A new tool—the Grocery Gap Atlas—provides advocates with data they can use to understand and challenge grocery corporate consolidation in their state, city, and even their neighborhood. When massive grocery store chains merge or buy smaller grocery store companies, they can use their growing market power to charge higher prices and offer fewer choices to consumers. They can also abuse their power to drive smaller grocery stores, especially those in rural and marginalized communities, out of business, creating food deserts where it is much harder for the community to afford all of the food options they deserve.

The Atlas not only includes grocery store locations but also details the parent or holding companies that own those stores. It brings together measures of food access and corporate concentration, along with socioeconomic disadvantage and residential segregation, to help people better understand how structural racism and unfair markets impact the availability of healthy foods. 

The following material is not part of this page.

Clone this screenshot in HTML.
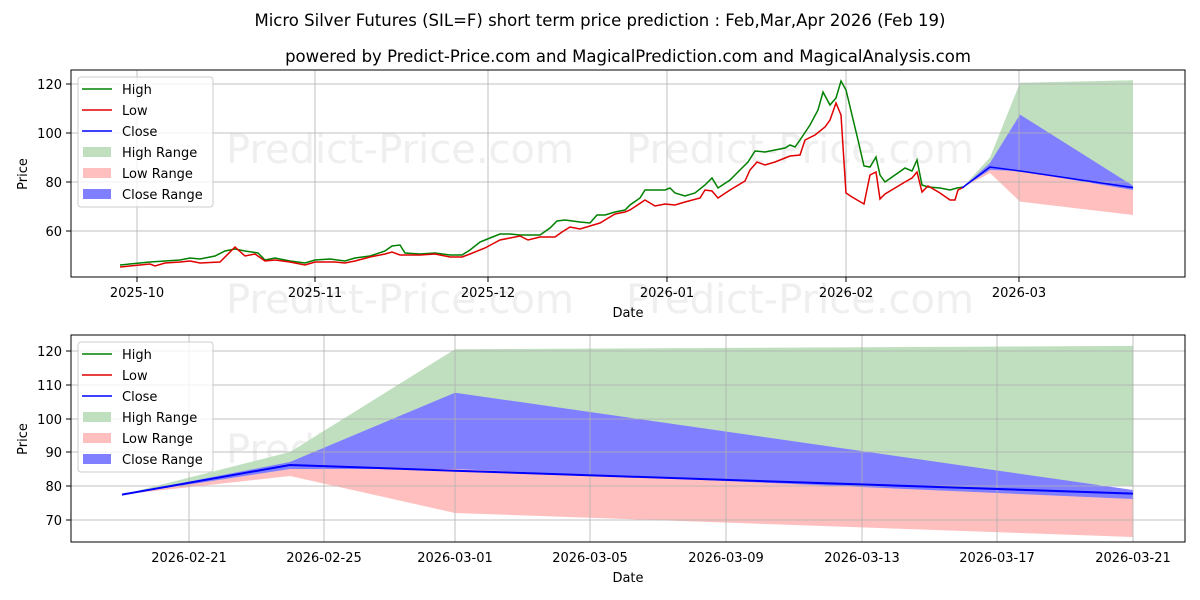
<!DOCTYPE html>
<html><head><meta charset="utf-8"><style>body{margin:0;background:#fff}svg{display:block;font-family:"DejaVu Sans","Liberation Sans",sans-serif}</style></head><body>
<svg width="1200" height="600" viewBox="0 0 1200 600" xmlns="http://www.w3.org/2000/svg">
<text x="600" y="26" font-size="16.5" text-anchor="middle">Micro Silver Futures (SIL=F) short term price prediction : Feb,Mar,Apr 2026 (Feb 19)</text>
<text x="628" y="62" font-size="16.5" text-anchor="middle">powered by Predict-Price.com and MagicalPrediction.com and MagicalAnalysis.com</text>
<g font-size="40" fill="#efefef" text-anchor="middle">
<text x="400" y="163">Predict-Price.com</text><text x="800" y="163">Predict-Price.com</text>
<text x="400" y="313">Predict-Price.com</text><text x="800" y="313">Predict-Price.com</text>
<text x="400" y="463">Predict-Price.com</text><text x="800" y="463">Predict-Price.com</text>
</g>
<!-- top axes -->
<polygon points="962,188 990,157.5 1020,82.8 1133,80.3 1133,187 1020,171 990,167 962,188" fill="#bfdfbf"/>
<polygon points="962,188 990,170 1020,171 1133,188 1133,215 1020,201.6 990,173 962,188" fill="#ffbfbf"/>
<polygon points="962,188 990,163 1020,114.6 1133,185.7 1133,190 1020,171 990,170 962,188" fill="#7f7fff"/>
<g stroke="#b0b0b0" stroke-width="1" stroke-opacity="0.8">
<line x1="137" y1="70" x2="137" y2="277"/><line x1="315" y1="70" x2="315" y2="277"/><line x1="488" y1="70" x2="488" y2="277"/><line x1="667" y1="70" x2="667" y2="277"/><line x1="846" y1="70" x2="846" y2="277"/><line x1="1019" y1="70" x2="1019" y2="277"/>
<line x1="71" y1="84" x2="1185" y2="84"/><line x1="71" y1="133" x2="1185" y2="133"/><line x1="71" y1="182" x2="1185" y2="182"/><line x1="71" y1="231" x2="1185" y2="231"/>
</g>
<polyline fill="none" stroke="#008000" stroke-width="1.5" points="120,265 140,263 150,262 165,261 180,260 190,258 200,259 215,256 225,251 235,249 245,251 258,253 265,260 275,258 290,261 305,263 315,260 330,259 345,261 355,258 370,256 385,251 392,246 400,245 405,253 420,254 435,253 450,255 462,255 470,250 480,242 490,238 500,234 510,234 520,235 530,235 540,235 550,228 557,221 565,220 580,222 590,223 597,215 605,215 615,212 625,210 630,205 640,198 645,190 655,190 665,190 670,188 675,193 685,196 695,193 705,185 712,178 718,188 730,180 740,170 748,162 755,151 765,152 775,150 785,148 790,145 795,147 800,140 810,125 818,110 823,92 830,105 836,98 841,81 846,90 852,115 858,140 864,166 870,167 876,157 880,175 885,182 895,175 905,168 912,171 917,160 922,185 928,187 940,188 950,190 957,188 964,187"/>
<polyline fill="none" stroke="#e00000" stroke-width="1.5" points="120,267 140,265 150,264 155,266 165,263 180,262 190,261 200,263 220,262 235,247 245,256 255,254 265,261 275,260 290,262 305,265 315,262 335,262 345,263 355,261 370,257 385,254 392,252 400,255 420,255 435,254 450,257 462,257 470,254 485,248 500,240 510,238 520,236 528,240 540,237 555,237 562,232 570,227 580,229 590,226 600,223 605,220 615,214 625,212 630,210 645,200 655,206 665,204 675,205 685,202 700,198 705,190 712,191 718,198 730,190 745,181 750,170 757,162 765,165 775,162 785,158 790,156 800,155 805,140 815,135 825,127 830,120 836,103 841,115 846,193 852,197 864,204 870,175 876,172 880,199 885,194 895,188 905,182 912,178 917,172 922,192 928,186 940,193 950,200 955,200 958,190 964,187"/>
<polyline fill="none" stroke="#0000ff" stroke-width="1.5" points="962,188 990,167 1020,171 1133,187.6"/>
<rect x="71" y="70" width="1114" height="207" fill="none" stroke="#000"/>
<g font-size="13" text-anchor="end">
<text x="62" y="89">120</text><text x="62" y="138">100</text><text x="62" y="187">80</text><text x="62" y="236">60</text></g>
<g stroke="#000"><line x1="66" y1="84" x2="71" y2="84"/><line x1="66" y1="133" x2="71" y2="133"/><line x1="66" y1="182" x2="71" y2="182"/><line x1="66" y1="231" x2="71" y2="231"/>
<line x1="137" y1="277" x2="137" y2="282"/><line x1="315" y1="277" x2="315" y2="282"/><line x1="488" y1="277" x2="488" y2="282"/><line x1="667" y1="277" x2="667" y2="282"/><line x1="846" y1="277" x2="846" y2="282"/><line x1="1019" y1="277" x2="1019" y2="282"/></g>
<g font-size="13" text-anchor="middle">
<text x="137" y="297">2025-10</text><text x="315" y="297">2025-11</text><text x="488" y="297">2025-12</text><text x="667" y="297">2026-01</text><text x="846" y="297">2026-02</text><text x="1019" y="297">2026-03</text>
<text x="628" y="317">Date</text></g>
<text x="27" y="174" font-size="13" text-anchor="middle" transform="rotate(-90 27 174)">Price</text>
<g>
<rect x="78" y="77" width="135" height="130" rx="3" fill="#fff" fill-opacity="0.8" stroke="#ccc"/>
<line x1="82" y1="89" x2="112" y2="89" stroke="#008000" stroke-width="1.5"/><text x="122" y="94" font-size="13">High</text>
<line x1="82" y1="110" x2="112" y2="110" stroke="#e00000" stroke-width="1.5"/><text x="122" y="115" font-size="13">Low</text>
<line x1="82" y1="131" x2="112" y2="131" stroke="#0000ff" stroke-width="1.5"/><text x="122" y="136" font-size="13">Close</text>
<rect x="83" y="147" width="28" height="10" fill="#bfdfbf"/><text x="122" y="157" font-size="13">High Range</text>
<rect x="83" y="168" width="28" height="10" fill="#ffbfbf"/><text x="122" y="178" font-size="13">Low Range</text>
<rect x="83" y="189" width="28" height="10" fill="#7f7fff"/><text x="122" y="199" font-size="13">Close Range</text>
</g>
<!-- bottom axes -->
<polygon points="122,494.6 290,452 455,349.3 1133,345.9 1133,486 455,469 290,470 122,494.6" fill="#bfdfbf"/>
<polygon points="122,494.6 290,469 455,469 1133,490 1133,537 455,513 290,476 122,494.6" fill="#ffbfbf"/>
<polygon points="122,494.6 290,462 455,392.7 1133,490 1133,499 455,469 290,469 122,494.6" fill="#7f7fff"/>
<g stroke="#b0b0b0" stroke-opacity="0.8">
<line x1="189" y1="335" x2="189" y2="542"/><line x1="324" y1="335" x2="324" y2="542"/><line x1="455" y1="335" x2="455" y2="542"/><line x1="590" y1="335" x2="590" y2="542"/><line x1="726" y1="335" x2="726" y2="542"/><line x1="862" y1="335" x2="862" y2="542"/><line x1="997" y1="335" x2="997" y2="542"/><line x1="1133" y1="335" x2="1133" y2="542"/>
<line x1="71" y1="351" x2="1185" y2="351"/><line x1="71" y1="385" x2="1185" y2="385"/><line x1="71" y1="419" x2="1185" y2="419"/><line x1="71" y1="452" x2="1185" y2="452"/><line x1="71" y1="486" x2="1185" y2="486"/><line x1="71" y1="520" x2="1185" y2="520"/>
</g>
<polyline fill="none" stroke="#0000ff" stroke-width="2" points="122,494.6 290,465 455,470.7 1133,493.6"/>
<rect x="71" y="335" width="1114" height="207" fill="none" stroke="#000"/>
<g stroke="#000"><line x1="66" y1="351" x2="71" y2="351"/><line x1="66" y1="385" x2="71" y2="385"/><line x1="66" y1="419" x2="71" y2="419"/><line x1="66" y1="452" x2="71" y2="452"/><line x1="66" y1="486" x2="71" y2="486"/><line x1="66" y1="520" x2="71" y2="520"/></g>
<g font-size="13" text-anchor="end">
<text x="62" y="356">120</text><text x="62" y="390">110</text><text x="62" y="424">100</text><text x="62" y="457">90</text><text x="62" y="491">80</text><text x="62" y="525">70</text></g>
<g font-size="13" text-anchor="middle">
<text x="189" y="562">2026-02-21</text><text x="324" y="562">2026-02-25</text><text x="455" y="562">2026-03-01</text><text x="590" y="562">2026-03-05</text><text x="726" y="562">2026-03-09</text><text x="862" y="562">2026-03-13</text><text x="997" y="562">2026-03-17</text><text x="1133" y="562">2026-03-21</text>
<text x="628" y="582">Date</text></g>
<text x="27" y="439" font-size="13" text-anchor="middle" transform="rotate(-90 27 439)">Price</text>
<g>
<rect x="78" y="342" width="135" height="130" rx="3" fill="#fff" fill-opacity="0.8" stroke="#ccc"/>
<line x1="82" y1="354" x2="112" y2="354" stroke="#008000" stroke-width="1.5"/><text x="122" y="359" font-size="13">High</text>
<line x1="82" y1="375" x2="112" y2="375" stroke="#e00000" stroke-width="1.5"/><text x="122" y="380" font-size="13">Low</text>
<line x1="82" y1="396" x2="112" y2="396" stroke="#0000ff" stroke-width="1.5"/><text x="122" y="401" font-size="13">Close</text>
<rect x="83" y="412" width="28" height="10" fill="#bfdfbf"/><text x="122" y="422" font-size="13">High Range</text>
<rect x="83" y="433" width="28" height="10" fill="#ffbfbf"/><text x="122" y="443" font-size="13">Low Range</text>
<rect x="83" y="454" width="28" height="10" fill="#7f7fff"/><text x="122" y="464" font-size="13">Close Range</text>
</g>
</svg>
</body></html>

This comprehensive data reporting platform empowers people to view reports on the corporate concentration of grocery markets, read case studies about the latest in market trends, and identify socioeconomic disadvantage and residential segregation trends. The tool aggregates multiple data sources across economic and health domains and visualizes information on an interactive map to help stakeholders better understand the grocery landscape in their communities.

One case study, for example, compares grocery chain market dominance across states from 2000 to 2023, highlighting that on average, a small number of corporations have captured more than half of the market share in food retail. Research shows that the closer a market is to a monopoly, the higher the market’s concentration and the lower its competition, resulting in overall poor food access. Rural, Hispanic, and African American communities were more likely to face these circumstances.

The Atlas also offers an interactive map that allows users to search by state, county, and census tract to determine not only food access, but also the median household income, poverty rate, and percentage of SNAP participants.

The Grocery Gap Atlas is a collaboration between RAFI and the University of Chicago Data Science Institute. It was created for those working to break down barriers that are driving inequities and improve food access for people in every community. The wide-ranging data allows site visitors to better understand relationships and factors driving inequity and utilize the findings to move the needle on systemic issues plaguing under resourced areas.